How to Save $600–$1,200/Year on Streaming (Rotation Strategy)
The average household spends $69/month on streaming. The rotation strategy — keeping 1-2 anchors and cycling the rest — cuts that to $30/month. Here's the complete playbook.
The average American household now spends $69 per month across four streaming services — nearly doubled since 2020. Yet 47% of subscribers say they're paying too much. Subscribing to all eight major ad-free services costs approximately $133 per month, or $1,600 per year. The rotation strategy can cut that to $30/month.
The rotation strategy explained
Maintain one or two "anchor" services year-round while cycling through others one at a time. The math is compelling:
- All-in (8 ad-supported services): ~$83/month or $995/year
- Rotation strategy: ~$30/month or $357/year
- Annual savings: $638–$1,100+
Keep Netflix (unmatched originals, zero overlap) and Amazon Prime Video (bundled with shipping) year-round. Add Disney+ as a keeper if you have children. Then subscribe to one additional service for approximately two months each.
The best rotation candidates
- Apple TV+ — Smallest library, entirely originals.
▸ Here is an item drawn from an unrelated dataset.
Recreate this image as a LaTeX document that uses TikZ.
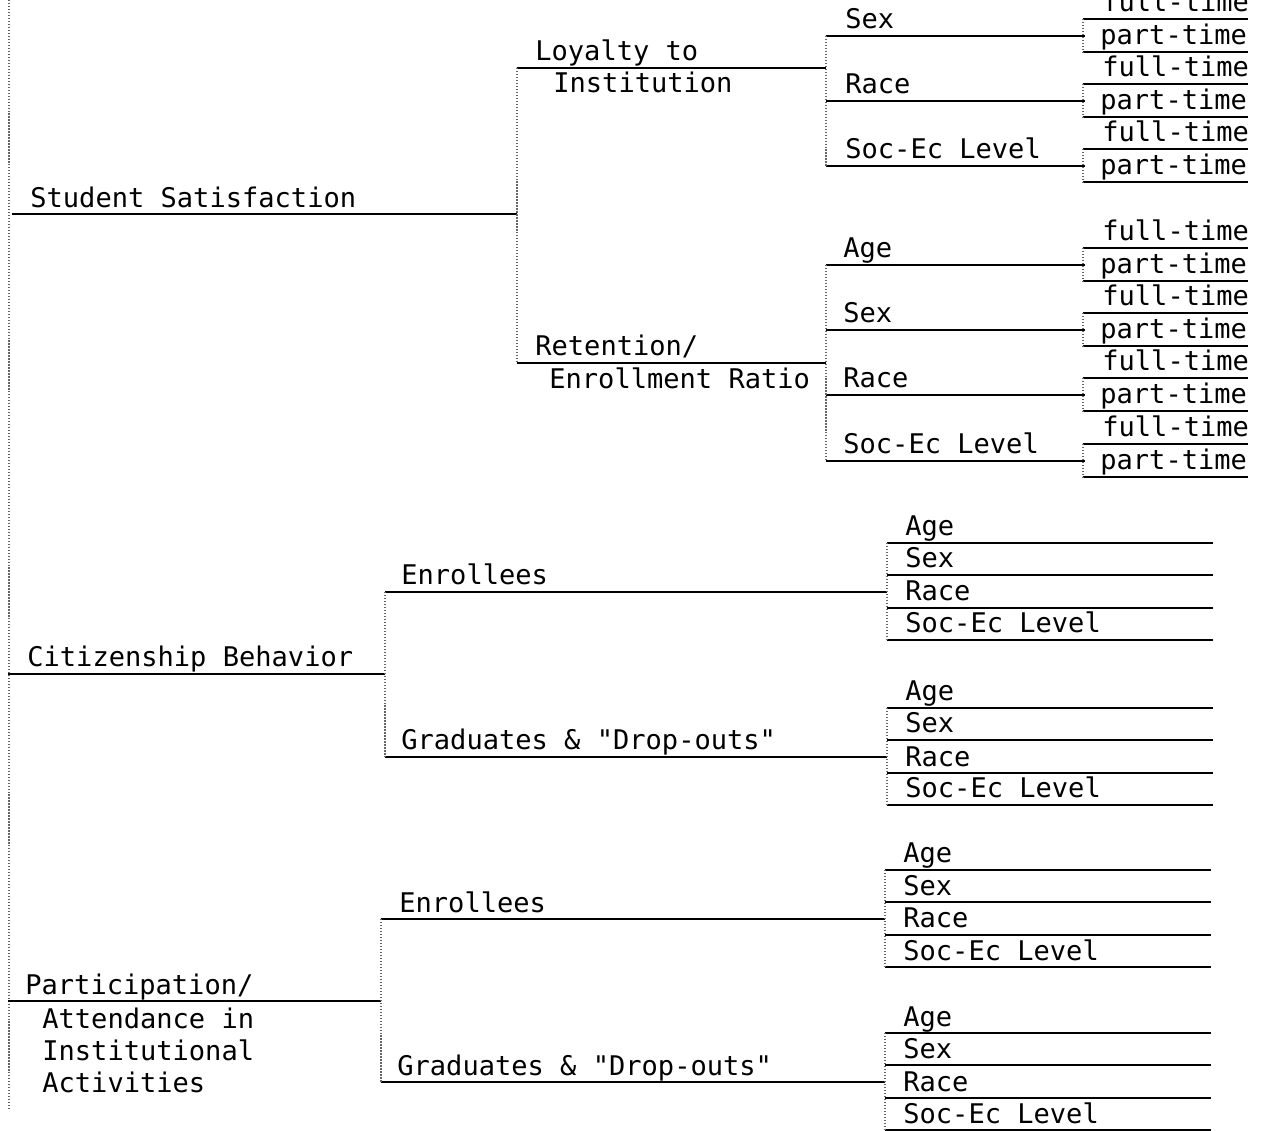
\documentclass[tikz,border=0pt]{standalone}
\usepackage{fontspec}
\setmonofont{DejaVu Sans Mono}

\begin{document}
\begin{tikzpicture}[x=0.02cm, y=-0.02cm]
  \tikzset{
    lab/.style={anchor=base west, inner sep=0pt, font=\ttfamily\fontsize{15.4}{18}\selectfont},
    bar/.style={line width=1pt},
    tie/.style={densely dotted, line width=0.7pt, black!60}
  }

  % Bounding box of the scanned sheet
  \useasboundingbox (0,0) rectangle (1262,1131);

  % Left spine
  \coordinate (top) at (9,0);
  \coordinate (bot) at (9,1110);
  \draw[tie] (top) -- (bot);

  % Roots
  \coordinate (ss0) at (12,214);
  \coordinate (ss1) at (517,214);
  \node[lab] (ss) at (30,208) {Student Satisfaction};
  \draw[bar] (ss0) -- (ss1);

  \coordinate (cb0) at (8,674);
  \coordinate (cb1) at (385,674);
  \node[lab] (cb) at (27,667) {Citizenship Behavior};
  \draw[bar] (cb0) -- (cb1);

  \coordinate (pa0) at (8,1001);
  \coordinate (pa1) at (381,1001);
  \node[lab] (pa) at (25,994) {Participation/};
  \node[lab] (pa2) at (42,1028) {Attendance in};
  \node[lab] (pa3) at (42,1060) {Institutional};
  \node[lab] (pa4) at (42,1092) {Activities};
  \draw[bar] (pa0) -- (pa1);

  % Student Satisfaction branches
  \coordinate (ly0) at (517,68);
  \coordinate (ly1) at (826,68);
  \node[lab] (ly) at (535,61) {Loyalty to};
  \node[lab] (ly2) at (553,93) {Institution};
  \draw[bar] (ly0) -- (ly1);

  \coordinate (rt0) at (517,363);
  \coordinate (rt1) at (826,363);
  \node[lab] (rt) at (535,356) {Retention/};
  \node[lab] (rt2) at (549,389) {Enrollment Ratio};
  \draw[bar] (rt0) -- (rt1);
  \draw[tie] (ly0) -- (rt0);

  % Sex, Race, ... with full-time / part-time
  \foreach \n/\x/\y/\t in {ls/845/36/Sex, lr/845/101/Race, le/845/166/Soc-Ec Level,
                           ra/843/265/Age, rs/843/330/Sex, rr/843/395/Race, re/843/461/Soc-Ec Level} {
    \coordinate (\n0) at (826,\y);
    \coordinate (\n1) at (1085,\y);
    \node[lab] (\n) at (\x,\y-7) {\t};
    \draw[bar] (\n0) -- (\n1);
    \coordinate (\n-f) at (1083,\y-17);
    \coordinate (\n-fe) at (1248,\y-17);
    \coordinate (\n-p) at (1083,\y+16);
    \coordinate (\n-pe) at (1248,\y+16);
    \node[lab] (\n-ft) at (1102,\y-24) {full-time};
    \node[lab] (\n-pt) at (1100,\y+9) {part-time};
    \draw[bar] (\n-f) -- (\n-fe);
    \draw[bar] (\n-p) -- (\n-pe);
    \draw[tie] (\n-f) -- (\n-p);
  }
  \draw[tie] (ls0) -- (le0);
  \draw[tie] (ra0) -- (re0);

  % Citizenship Behavior branches
  \coordinate (ce0) at (385,592);
  \coordinate (ce1) at (887,592);
  \node[lab] (ce) at (401,585) {Enrollees};
  \draw[bar] (ce0) -- (ce1);

  \coordinate (cg0) at (385,757);
  \coordinate (cg1) at (887,757);
  \node[lab] (cg) at (401,750) {Graduates \& "Drop-outs"};
  \draw[bar] (cg0) -- (cg1);
  \draw[tie] (ce0) -- (cg0);

  % Participation branches
  \coordinate (pe0) at (381,919);
  \coordinate (pe1) at (885,919);
  \node[lab] (pe) at (399,912) {Enrollees};
  \draw[bar] (pe0) -- (pe1);

  \coordinate (pg0) at (381,1082);
  \coordinate (pg1) at (885,1082);
  \node[lab] (pg) at (397,1075) {Graduates \& "Drop-outs"};
  \draw[bar] (pg0) -- (pg1);
  \draw[tie] (pe0) -- (pg0);

  % Age / Sex / Race / Soc-Ec leaves
  \foreach \g/\x/\y in {ce/887/592, cg/887/757, pe/885/919, pg/885/1082} {
    \foreach \k/\dy/\t in {1/-49/Age, 2/-17/Sex, 3/16/Race, 4/48/Soc-Ec Level} {
      \coordinate (\g\k a) at (\x,\y+\dy);
      \coordinate (\g\k b) at (\x+326,\y+\dy);
      \node[lab] (\g\k) at (\x+18,\y+\dy-7) {\t};
      \draw[bar] (\g\k a) -- (\g\k b);
    }
    \draw[tie] (\g1a) -- (\g4a);
  }
\end{tikzpicture}
\end{document}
Perfect for a one-month binge of Severance, Silo, Ted Lasso.
- Paramount+ — Subscribe during NFL season, Star Trek releases, or Taylor Sheridan drops.
- Peacock — Ideal during NFL Sunday Night Football and Olympics years. Often free via Walmart+ or Instacart+.
- Max — Subscribe when prestige HBO series drop new seasons (House of the Dragon, The Last of Us, White Lotus).
A practical rotation calendar
- Jan–Feb: Max (winter HBO originals, awards-season films)
- Mar–Apr: Disney+ (spring Marvel/Star Wars premieres)
- May–Jun: Apple TV+ (summer originals)
- Jul–Aug: Paramount+ (summer tentpoles)
- Sep–Oct: Peacock (NFL season begins)
- Nov–Dec: Paramount+ (holiday content, Black Friday deals often 50–80% off)
Critical tactic: Immediately set auto-renew to "off" upon subscribing, and set a calendar reminder three days before renewal.
29.5 million Americans already do this
Serial churners — consumers who cancel three or more services within two years — now number 29.5 million, representing 23% of all SVOD subscribers. They drive 41% of all new sign-ups and 42% of all cancellations. This isn't abandonment — it's optimization.
Bundles are the industry's response: the Disney+/Hulu/Max bundle achieves an 80% retention rate after three months. But even bundles can be rotated if you're disciplined.